▶ Data provided
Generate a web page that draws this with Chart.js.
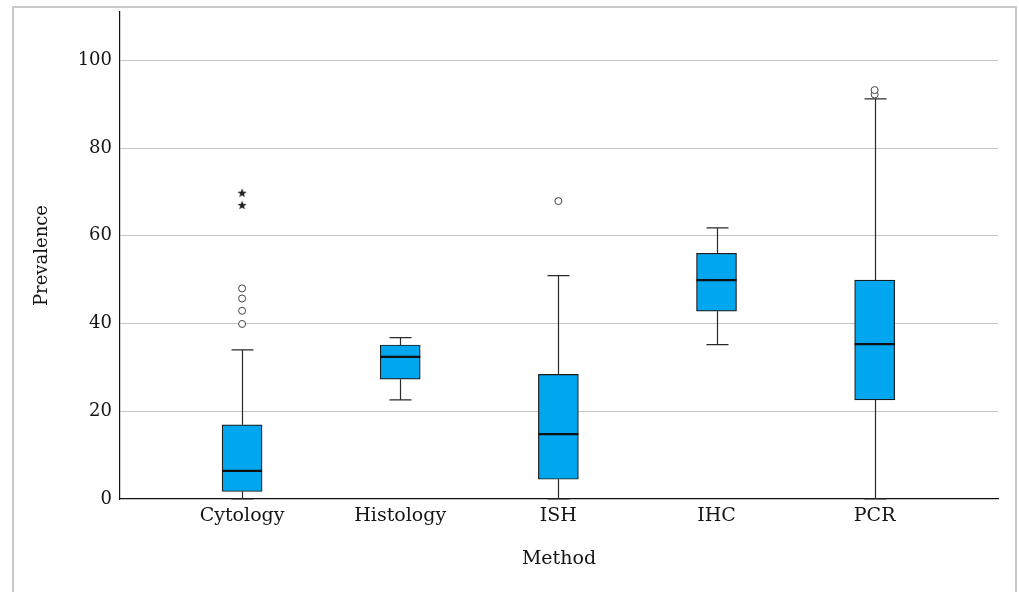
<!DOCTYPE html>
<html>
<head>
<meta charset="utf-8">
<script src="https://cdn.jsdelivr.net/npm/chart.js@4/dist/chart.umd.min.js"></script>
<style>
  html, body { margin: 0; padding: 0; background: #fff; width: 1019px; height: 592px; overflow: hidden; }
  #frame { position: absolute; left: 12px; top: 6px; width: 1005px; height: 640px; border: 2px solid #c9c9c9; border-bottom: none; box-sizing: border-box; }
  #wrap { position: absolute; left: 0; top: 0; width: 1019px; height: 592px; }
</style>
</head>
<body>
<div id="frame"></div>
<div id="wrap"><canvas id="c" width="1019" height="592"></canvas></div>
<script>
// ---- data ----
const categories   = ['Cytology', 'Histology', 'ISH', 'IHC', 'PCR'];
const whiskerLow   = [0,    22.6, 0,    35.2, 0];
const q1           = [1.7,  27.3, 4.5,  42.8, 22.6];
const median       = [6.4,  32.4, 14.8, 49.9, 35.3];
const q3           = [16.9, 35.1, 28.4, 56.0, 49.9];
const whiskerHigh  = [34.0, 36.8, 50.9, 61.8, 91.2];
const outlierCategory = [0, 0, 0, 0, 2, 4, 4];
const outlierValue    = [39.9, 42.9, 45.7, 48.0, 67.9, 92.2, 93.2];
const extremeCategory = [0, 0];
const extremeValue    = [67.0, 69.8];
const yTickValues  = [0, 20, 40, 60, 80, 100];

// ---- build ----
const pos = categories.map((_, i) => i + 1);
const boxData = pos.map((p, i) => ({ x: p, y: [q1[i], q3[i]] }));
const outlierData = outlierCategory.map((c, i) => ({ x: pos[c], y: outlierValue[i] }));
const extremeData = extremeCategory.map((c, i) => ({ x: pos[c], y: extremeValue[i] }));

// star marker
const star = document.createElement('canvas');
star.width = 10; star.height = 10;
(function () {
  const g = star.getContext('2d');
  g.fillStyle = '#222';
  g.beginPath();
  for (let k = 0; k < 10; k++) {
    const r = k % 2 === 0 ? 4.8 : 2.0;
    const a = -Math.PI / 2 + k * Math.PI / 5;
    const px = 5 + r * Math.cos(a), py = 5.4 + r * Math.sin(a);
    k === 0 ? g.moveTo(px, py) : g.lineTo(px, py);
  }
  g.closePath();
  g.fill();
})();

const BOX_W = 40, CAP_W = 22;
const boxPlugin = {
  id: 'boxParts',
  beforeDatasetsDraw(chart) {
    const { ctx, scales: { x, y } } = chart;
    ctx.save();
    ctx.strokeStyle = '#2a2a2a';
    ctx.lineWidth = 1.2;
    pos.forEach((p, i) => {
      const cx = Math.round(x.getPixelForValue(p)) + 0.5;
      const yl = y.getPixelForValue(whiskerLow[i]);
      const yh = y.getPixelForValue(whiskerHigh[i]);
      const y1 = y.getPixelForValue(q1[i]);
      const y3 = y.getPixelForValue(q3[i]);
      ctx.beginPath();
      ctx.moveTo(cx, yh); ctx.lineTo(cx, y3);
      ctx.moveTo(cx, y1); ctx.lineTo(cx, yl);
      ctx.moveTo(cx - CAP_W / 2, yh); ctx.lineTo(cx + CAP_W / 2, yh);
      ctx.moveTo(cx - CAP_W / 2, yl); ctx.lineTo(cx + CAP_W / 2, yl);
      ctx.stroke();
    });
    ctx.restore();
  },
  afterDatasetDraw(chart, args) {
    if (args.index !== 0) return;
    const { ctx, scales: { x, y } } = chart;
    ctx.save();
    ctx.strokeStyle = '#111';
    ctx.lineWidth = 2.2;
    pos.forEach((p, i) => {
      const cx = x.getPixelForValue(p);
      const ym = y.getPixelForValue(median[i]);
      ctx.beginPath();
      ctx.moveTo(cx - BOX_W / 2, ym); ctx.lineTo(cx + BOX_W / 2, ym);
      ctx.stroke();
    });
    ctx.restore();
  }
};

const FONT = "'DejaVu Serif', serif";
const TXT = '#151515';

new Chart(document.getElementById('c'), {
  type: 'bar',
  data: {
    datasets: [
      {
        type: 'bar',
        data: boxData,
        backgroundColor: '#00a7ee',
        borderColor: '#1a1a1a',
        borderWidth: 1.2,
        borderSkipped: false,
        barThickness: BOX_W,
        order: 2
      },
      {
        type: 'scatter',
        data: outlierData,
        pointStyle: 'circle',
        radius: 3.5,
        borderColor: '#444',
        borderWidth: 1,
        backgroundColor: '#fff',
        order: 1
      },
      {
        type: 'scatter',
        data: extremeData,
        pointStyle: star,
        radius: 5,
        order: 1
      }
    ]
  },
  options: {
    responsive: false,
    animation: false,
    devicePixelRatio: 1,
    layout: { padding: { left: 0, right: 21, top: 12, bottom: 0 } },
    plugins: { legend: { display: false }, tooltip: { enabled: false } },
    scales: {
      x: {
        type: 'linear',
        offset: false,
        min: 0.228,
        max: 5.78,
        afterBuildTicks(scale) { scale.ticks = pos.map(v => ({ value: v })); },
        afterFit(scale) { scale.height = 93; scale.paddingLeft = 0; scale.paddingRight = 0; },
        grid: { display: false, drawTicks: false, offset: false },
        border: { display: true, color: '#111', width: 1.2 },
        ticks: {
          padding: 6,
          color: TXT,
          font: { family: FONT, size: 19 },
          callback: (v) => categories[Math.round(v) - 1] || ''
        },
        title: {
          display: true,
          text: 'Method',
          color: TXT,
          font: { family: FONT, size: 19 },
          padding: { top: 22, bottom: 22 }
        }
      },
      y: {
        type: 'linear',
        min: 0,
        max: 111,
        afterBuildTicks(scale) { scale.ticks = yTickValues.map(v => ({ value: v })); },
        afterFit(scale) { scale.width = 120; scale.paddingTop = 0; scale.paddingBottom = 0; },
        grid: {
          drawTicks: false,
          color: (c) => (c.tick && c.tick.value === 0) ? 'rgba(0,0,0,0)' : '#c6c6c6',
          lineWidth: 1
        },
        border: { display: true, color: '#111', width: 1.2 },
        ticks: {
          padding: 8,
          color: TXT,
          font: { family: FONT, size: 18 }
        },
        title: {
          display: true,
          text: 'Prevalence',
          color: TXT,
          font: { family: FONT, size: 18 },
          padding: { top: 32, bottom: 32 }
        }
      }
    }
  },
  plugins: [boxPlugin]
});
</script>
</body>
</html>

▶ Work to be completed
All of the material above is to be copied exactly, except for its images.

▶ Final result
Generate a web page that draws this with Chart.js.
<!DOCTYPE html>
<html>
<head>
<meta charset="utf-8">
<script src="https://cdn.jsdelivr.net/npm/chart.js@4/dist/chart.umd.min.js"></script>
<style>
  html, body { margin: 0; padding: 0; background: #fff; width: 1019px; height: 592px; overflow: hidden; }
  #frame { position: absolute; left: 12px; top: 6px; width: 1005px; height: 640px; border: 2px solid #c9c9c9; border-bottom: none; box-sizing: border-box; }
  #wrap { position: absolute; left: 0; top: 0; width: 1019px; height: 592px; }
</style>
</head>
<body>
<div id="frame"></div>
<div id="wrap"><canvas id="c" width="1019" height="592"></canvas></div>
<script>
// ---- data ----
const categories   = ['Cytology', 'Histology', 'ISH', 'IHC', 'PCR'];
const whiskerLow   = [0,    22.6, 0,    35.2, 0];
const q1           = [1.7,  27.3, 4.5,  42.8, 22.6];
const median       = [6.4,  32.4, 14.8, 49.9, 35.3];
const q3           = [16.9, 35.1, 28.4, 56.0, 49.9];
const whiskerHigh  = [34.0, 36.8, 50.9, 61.8, 91.2];
const outlierCategory = [0, 0, 0, 0, 2, 4, 4];
const outlierValue    = [39.9, 42.9, 45.7, 48.0, 67.9, 92.2, 93.2];
const extremeCategory = [0, 0];
const extremeValue    = [67.0, 69.8];
const yTickValues  = [0, 20, 40, 60, 80, 100];

// ---- build ----
const pos = categories.map((_, i) => i + 1);
const boxData = pos.map((p, i) => ({ x: p, y: [q1[i], q3[i]] }));
const outlierData = outlierCategory.map((c, i) => ({ x: pos[c], y: outlierValue[i] }));
const extremeData = extremeCategory.map((c, i) => ({ x: pos[c], y: extremeValue[i] }));

// star marker
const star = document.createElement('canvas');
star.width = 10; star.height = 10;
(function () {
  const g = star.getContext('2d');
  g.fillStyle = '#222';
  g.beginPath();
  for (let k = 0; k < 10; k++) {
    const r = k % 2 === 0 ? 4.8 : 2.0;
    const a = -Math.PI / 2 + k * Math.PI / 5;
    const px = 5 + r * Math.cos(a), py = 5.4 + r * Math.sin(a);
    k === 0 ? g.moveTo(px, py) : g.lineTo(px, py);
  }
  g.closePath();
  g.fill();
})();

const BOX_W = 40, CAP_W = 22;
const boxPlugin = {
  id: 'boxParts',
  beforeDatasetsDraw(chart) {
    const { ctx, scales: { x, y } } = chart;
    ctx.save();
    ctx.strokeStyle = '#2a2a2a';
    ctx.lineWidth = 1.2;
    pos.forEach((p, i) => {
      const cx = Math.round(x.getPixelForValue(p)) + 0.5;
      const yl = y.getPixelForValue(whiskerLow[i]);
      const yh = y.getPixelForValue(whiskerHigh[i]);
      const y1 = y.getPixelForValue(q1[i]);
      const y3 = y.getPixelForValue(q3[i]);
      ctx.beginPath();
      ctx.moveTo(cx, yh); ctx.lineTo(cx, y3);
      ctx.moveTo(cx, y1); ctx.lineTo(cx, yl);
      ctx.moveTo(cx - CAP_W / 2, yh); ctx.lineTo(cx + CAP_W / 2, yh);
      ctx.moveTo(cx - CAP_W / 2, yl); ctx.lineTo(cx + CAP_W / 2, yl);
      ctx.stroke();
    });
    ctx.restore();
  },
  afterDatasetDraw(chart, args) {
    if (args.index !== 0) return;
    const { ctx, scales: { x, y } } = chart;
    ctx.save();
    ctx.strokeStyle = '#111';
    ctx.lineWidth = 2.2;
    pos.forEach((p, i) => {
      const cx = x.getPixelForValue(p);
      const ym = y.getPixelForValue(median[i]);
      ctx.beginPath();
      ctx.moveTo(cx - BOX_W / 2, ym); ctx.lineTo(cx + BOX_W / 2, ym);
      ctx.stroke();
    });
    ctx.restore();
  }
};

const FONT = "'DejaVu Serif', serif";
const TXT = '#151515';

new Chart(document.getElementById('c'), {
  type: 'bar',
  data: {
    datasets: [
      {
        type: 'bar',
        data: boxData,
        backgroundColor: '#00a7ee',
        borderColor: '#1a1a1a',
        borderWidth: 1.2,
        borderSkipped: false,
        barThickness: BOX_W,
        order: 2
      },
      {
        type: 'scatter',
        data: outlierData,
        pointStyle: 'circle',
        radius: 3.5,
        borderColor: '#444',
        borderWidth: 1,
        backgroundColor: '#fff',
        order: 1
      },
      {
        type: 'scatter',
        data: extremeData,
        pointStyle: star,
        radius: 5,
        order: 1
      }
    ]
  },
  options: {
    responsive: false,
    animation: false,
    devicePixelRatio: 1,
    layout: { padding: { left: 0, right: 21, top: 12, bottom: 0 } },
    plugins: { legend: { display: false }, tooltip: { enabled: false } },
    scales: {
      x: {
        type: 'linear',
        offset: false,
        min: 0.228,
        max: 5.78,
        afterBuildTicks(scale) { scale.ticks = pos.map(v => ({ value: v })); },
        afterFit(scale) { scale.height = 93; scale.paddingLeft = 0; scale.paddingRight = 0; },
        grid: { display: false, drawTicks: false, offset: false },
        border: { display: true, color: '#111', width: 1.2 },
        ticks: {
          padding: 6,
          color: TXT,
          font: { family: FONT, size: 19 },
          callback: (v) => categories[Math.round(v) - 1] || ''
        },
        title: {
          display: true,
          text: 'Method',
          color: TXT,
          font: { family: FONT, size: 19 },
          padding: { top: 22, bottom: 22 }
        }
      },
      y: {
        type: 'linear',
        min: 0,
        max: 111,
        afterBuildTicks(scale) { scale.ticks = yTickValues.map(v => ({ value: v })); },
        afterFit(scale) { scale.width = 120; scale.paddingTop = 0; scale.paddingBottom = 0; },
        grid: {
          drawTicks: false,
          color: (c) => (c.tick && c.tick.value === 0) ? 'rgba(0,0,0,0)' : '#c6c6c6',
          lineWidth: 1
        },
        border: { display: true, color: '#111', width: 1.2 },
        ticks: {
          padding: 8,
          color: TXT,
          font: { family: FONT, size: 18 }
        },
        title: {
          display: true,
          text: 'Prevalence',
          color: TXT,
          font: { family: FONT, size: 18 },
          padding: { top: 32, bottom: 32 }
        }
      }
    }
  },
  plugins: [boxPlugin]
});
</script>
</body>
</html>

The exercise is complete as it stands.